Twisted boron nitride layers offer new control over quantum light
Researchers say rotating atom-thin hBN sheets can tune quantum emitters, a possible aid for future quantum computers, sensors and secure communications.
By Priya Raghavan · Science Reporter
3 min read
Researchers at the University of Technology Sydney say they have shown a new way to control quantum light sources by rotating atom-thin layers of hexagonal boron nitride. The finding matters because quantum emitters are potential components for quantum computers, secure communications systems and highly sensitive sensors.
The work, reported in Science Advances, focused on microscopic light sources embedded in hexagonal boron nitride, or hBN. According to the university, changing the twist between stacked layers of the material altered the color and wavelength of light produced by the emitters.
Lead author Dr. Angus Gale said the approach gives researchers a practical control point for systems that are often difficult to turn into usable devices. “You can measure these quantum emitters and see that they exist, but it's hard to make them work in practice,” Gale said, according to the university. “This gives us a lever to get closer to that — a step towards the realization of quantum technologies.”
How the twist changes the device
Hexagonal boron nitride is a layered material, which means scientists can separate, stack and rotate its thin sheets. UTS said Gale’s team used that structure to adjust quantum emitters in ways that are difficult with more conventional solid-state materials such as diamond or silicon carbide.
Many experiments using twisted materials make a device at one angle and then study it as built. In this work, according to UTS, the researchers could lift, turn and restack the layers repeatedly, allowing them to keep changing the material’s properties.
Gale said the size of the shift in emitted light was larger than the team had expected. “Often when you control these systems, the amount of manipulation is very limited, but in this case the shift was much larger than expected,” he said.
The researchers framed the method as a way to use hBN’s natural structure rather than force it to act like other quantum host materials. Gale said the team took advantage of hBN’s thin, layered and twistable form.
Why hBN is useful
UTS said the material’s sheet-like structure sets it apart from bulk materials. Gale compared the difference to slices of cheese rather than one solid block, saying layered material can be peeled apart and reassembled so the layers interact differently.
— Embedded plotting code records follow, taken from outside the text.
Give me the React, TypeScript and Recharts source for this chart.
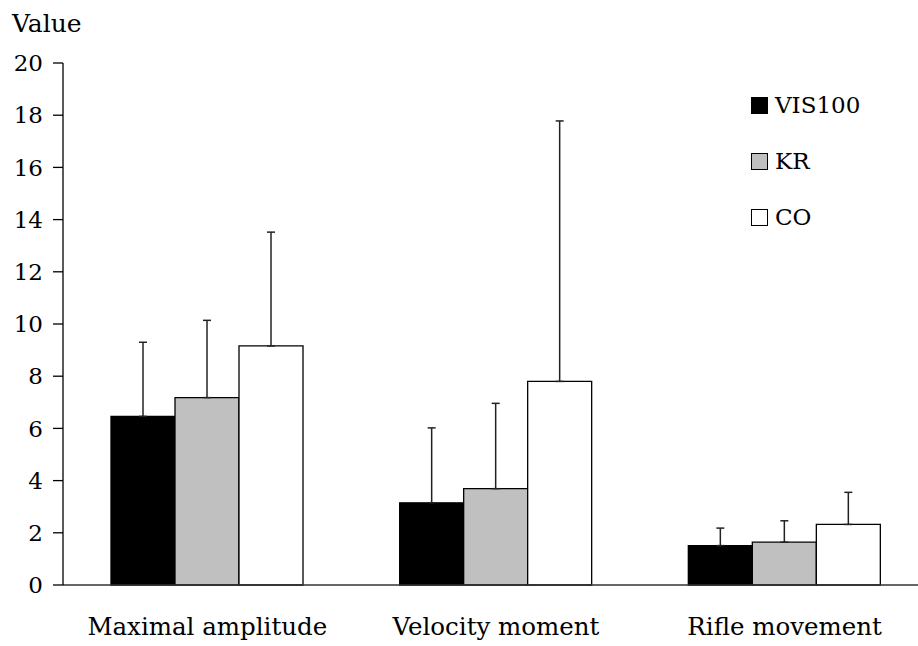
import { BarChart, Bar, XAxis, YAxis, ErrorBar, Legend } from 'recharts';

// ── Data ──────────────────────────────────────────────────────────────────────

const categories = ['Maximal amplitude', 'Velocity moment', 'Rifle movement'];
const seriesNames = ['VIS100', 'KR', 'CO'];
const vis100 = [6.46, 3.15, 1.51];
const kr = [7.18, 3.69, 1.64];
const co = [9.16, 7.8, 2.32];
const vis100Sd = [2.84, 2.87, 0.67];
const krSd = [2.96, 3.27, 0.82];
const coSd = [4.36, 9.98, 1.23];
const yTicks = [0, 2, 4, 6, 8, 10, 12, 14, 16, 18, 20];

const fills = ['#000000', '#c0c0c0', '#ffffff'];
const FONT = "'DejaVu Serif', serif";

const data = categories.map((name, i) => ({
  name,
  vis100: vis100[i],
  kr: kr[i],
  co: co[i],
  vis100Err: [0, vis100Sd[i]],
  krErr: [0, krSd[i]],
  coErr: [0, coSd[i]],
}));

// ── Legend ────────────────────────────────────────────────────────────────────

function SeriesLegend() {
  return (
    <div style={{ fontFamily: FONT, fontSize: 23, color: '#000' }}>
      {seriesNames.map((s, i) => (
        <div key={s} style={{ display: 'flex', alignItems: 'center', height: 56 }}>
          <span
            style={{
              width: 15,
              height: 15,
              background: fills[i],
              border: '1.3px solid #000',
              marginRight: 7,
              display: 'inline-block',
            }}
          />
          <span>{s}</span>
        </div>
      ))}
    </div>
  );
}

function ValueLabel() {
  return (
    <text x={12} y={32} fontSize={25} style={{ fontFamily: FONT }} fill="#000">
      Value
    </text>
  );
}

// ── Chart ─────────────────────────────────────────────────────────────────────

export default function App() {
  return (
    <div style={{ position: 'absolute', left: 0, top: 0, width: 918, height: 646, overflow: 'hidden', background: '#fff', fontFamily: FONT }}>
      <BarChart
        width={929}
        height={646}
        data={data}
        margin={{ top: 63, right: 0, bottom: 0, left: 0 }}
        barCategoryGap={48}
        barGap={0}
        style={{ fontFamily: FONT }}
      >
        <XAxis
          dataKey="name"
          height={61}
          tickSize={0}
          tickMargin={33}
          tick={{ fill: '#000', fontSize: 24.5, style: { fontFamily: FONT } }}
          axisLine={{ stroke: '#333', strokeWidth: 1.5 }}
          tickLine={false}
        />
        <YAxis
          width={63}
          domain={[0, 20]}
          ticks={yTicks}
          interval={0}
          tickSize={10}
          tickMargin={10}
          tick={{ fill: '#000', fontSize: 23, style: { fontFamily: FONT } }}
          axisLine={{ stroke: '#000', strokeWidth: 1.3 }}
          tickLine={{ stroke: '#000', strokeWidth: 1.3 }}
          label={<ValueLabel />}
        />
        <Legend
          layout="vertical"
          align="center"
          verticalAlign="middle"
          content={<SeriesLegend />}
          wrapperStyle={{ left: 751, top: 77, width: 'auto', height: 'auto' }}
        />
        <Bar dataKey="vis100" name="VIS100" fill={fills[0]} stroke="#000" strokeWidth={1.3} isAnimationActive={false}>
          <ErrorBar dataKey="vis100Err" width={4} stroke="#222" strokeWidth={1.5} isAnimationActive={false} />
        </Bar>
        <Bar dataKey="kr" name="KR" fill={fills[1]} stroke="#000" strokeWidth={1.3} isAnimationActive={false}>
          <ErrorBar dataKey="krErr" width={4} stroke="#222" strokeWidth={1.5} isAnimationActive={false} />
        </Bar>
        <Bar dataKey="co" name="CO" fill={fills[2]} stroke="#000" strokeWidth={1.3} isAnimationActive={false}>
          <ErrorBar dataKey="coErr" width={4} stroke="#222" strokeWidth={1.5} isAnimationActive={false} />
        </Bar>
      </BarChart>
    </div>
  );
}
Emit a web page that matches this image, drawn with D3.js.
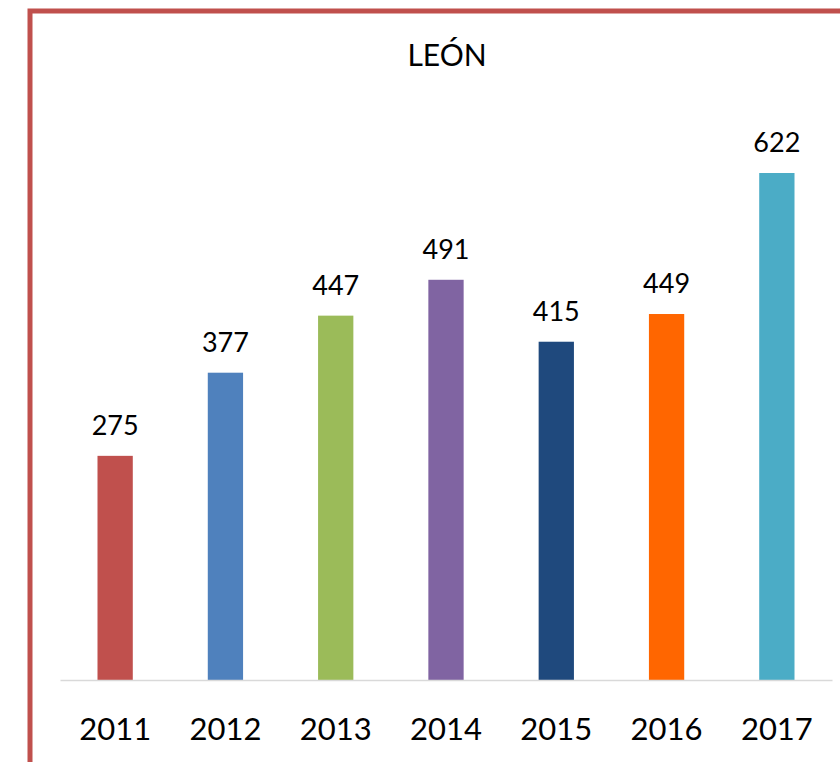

That reassembly is central to the result. According to the university, putting hBN layers back together at selected angles can change the behavior of defects in the material that act as quantum emitters.
Supervising author Professor Igor Aharonovich said twisted layered materials can show behavior that does not appear in the separate layers. “You can take two layers that don't do much on their own, put them together at a specific angle, and suddenly you have a completely different system,” he said, according to UTS.
Aharonovich said the work could support future technologies in quantum computing, quantum communications and quantum sensing. He also cited possible applications in healthcare, cybersecurity and improved GPS, while saying the immediate advance is greater control over the building blocks needed for those technologies.
The study, “Twist-controlled modulation of quantum emitters in hexagonal boron nitride,” was authored by Angus Gale, Seungjun Lee, Seungmin Park, Evan Williams, Helen Zhi Jie Zeng, James Liddle-Wesolowski, Young Duck Kim, Milos Toth, Tony Low and Igor Aharonovich. It was published in Science Advances in 2026.
This story draws on original reporting from ScienceDaily.